Homeless families in Honolulu say city destroys what little they have left

The civil liberties group says the city is aggressively cracking down on homelessness, destroying the belongings of homeless families and preventing them from accessing food and medicine.

Cathy Bussewitz/AP
Kionina Kaneso (l.) smiles at her granddaughter Keioleen Helly plays with an antenna outside the structure where they live on a sidewalk on Wednesday, in Honolulu. Ms. Kaneso is among the plaintiffs in a lawsuit the American Civil Liberties Union filed Wednesday against the city of Honolulu, claiming city officials deprived homeless people of food and other belongings during raids on encampments.

In Honolulu, many homeless people say they are losing precious belongings, medicine, food, and even their identification as the city aggressively clears out encampments.

With some of the largest homeless encampments in the country, the city has been conducting sweeps since last November in order to enforce laws which prohibit blocking or storing property on sidewalks.

While city officials say they are simply following the law, for people living in the camps or on the streets, especially homeless families, the sweeps have become particularly intense. Crews from the city sometimes arrived unannounced, they say.

“Nobody had time to get their stuff,” Tabatha Martin, who lives in one of the camps with her husband and their four-year-old daughter, told KITV, an ABC affiliate in Hawaii.

Now, the American Civil Liberties Union in Hawaii has joined the fight, filing suit against Honolulu and alleging the city denied homeless people access to food and medication and destroyed their property during a sweep of an encampment in Kakaako last November.

The civil liberties group hopes to obtain a court order that would halt the sweeps and force the city to compensate people whose property has been destroyed.

“If you go down to Kakaako and look at the signs that are posted in that area, the signs very clearly state the city intends to immediately destroy things like tarps, tent poles, and food from our clients,” Daniel Gluck, legal director of the ACLU’s office in Hawaii, told KITV.

Ms. Martin, who has joined the suit, says losing government identification in the sweep has been particularly difficult, preventing her family from moving to a local shelter. They now live in a tent in Kakaako, Hawaii News Now reports.

“My husband lost all his forms of identification and in his eyes he doesn’t exist at all,” she told KITV.

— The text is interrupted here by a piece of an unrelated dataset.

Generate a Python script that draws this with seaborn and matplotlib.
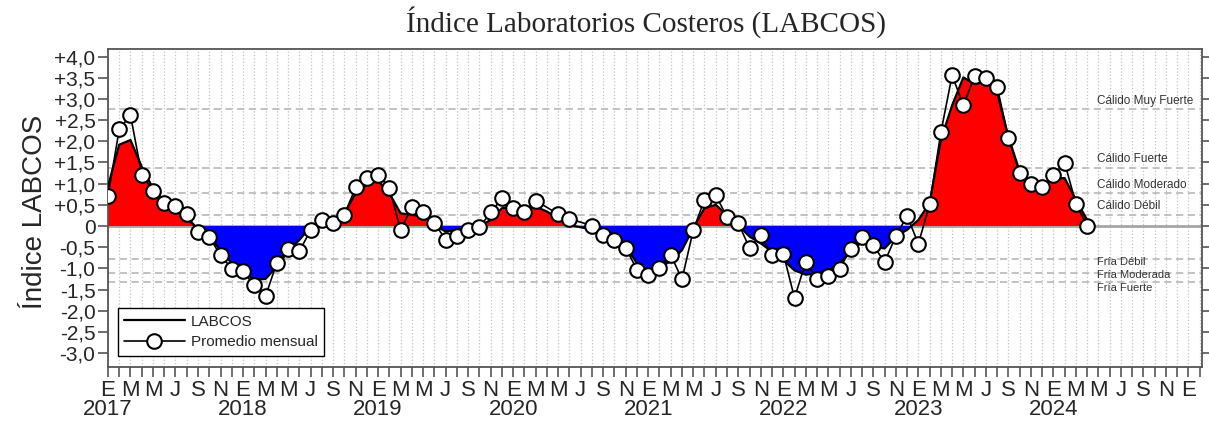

But officials from the city are standing firm, saying the lawsuit does not affect their plans. Crews cleared a large section of one encampment last week and plan to clear a smaller section on Thursday.

"The Department of the Corporation Counsel will defend the city in this lawsuit vigorously," said Donna Leong, Honolulu’s corporation counsel, in a statement, the Associated Press reports.

Homelessness in Hawaii has been expanding dramatically, with an estimated 12,000 to 15,000 people who are homeless at some point during the year, according to Hope Services Hawaii, a local shelter. Eleven percent of the homeless population are children, with the county able to provide shelter to 224 families during 2014, the shelter reports.

The conflict between the ACLU and the city has roots in local laws. Honolulu’s stored property ordinance requires the city to give 24 hours notice before clearing an encampment. It also allows people to store their belongings temporarily before retrieving them, which costs $200. But the ACLU’s suit says crews instead threw threw tents and household goods in the trash while clearing the encampments.

The suit lists several children as plaintiffs, identified by their initials, noting that they have gone hungry after food stored by their parents was thrown out.

“It's just more heartbreaking to see my daughter and what I got to tell her everyday after. 'Mommy what happened to this? Mommy what happened to that?' What do I tell her?" asked Ms. Martin.

This report includes material from the Associated Press.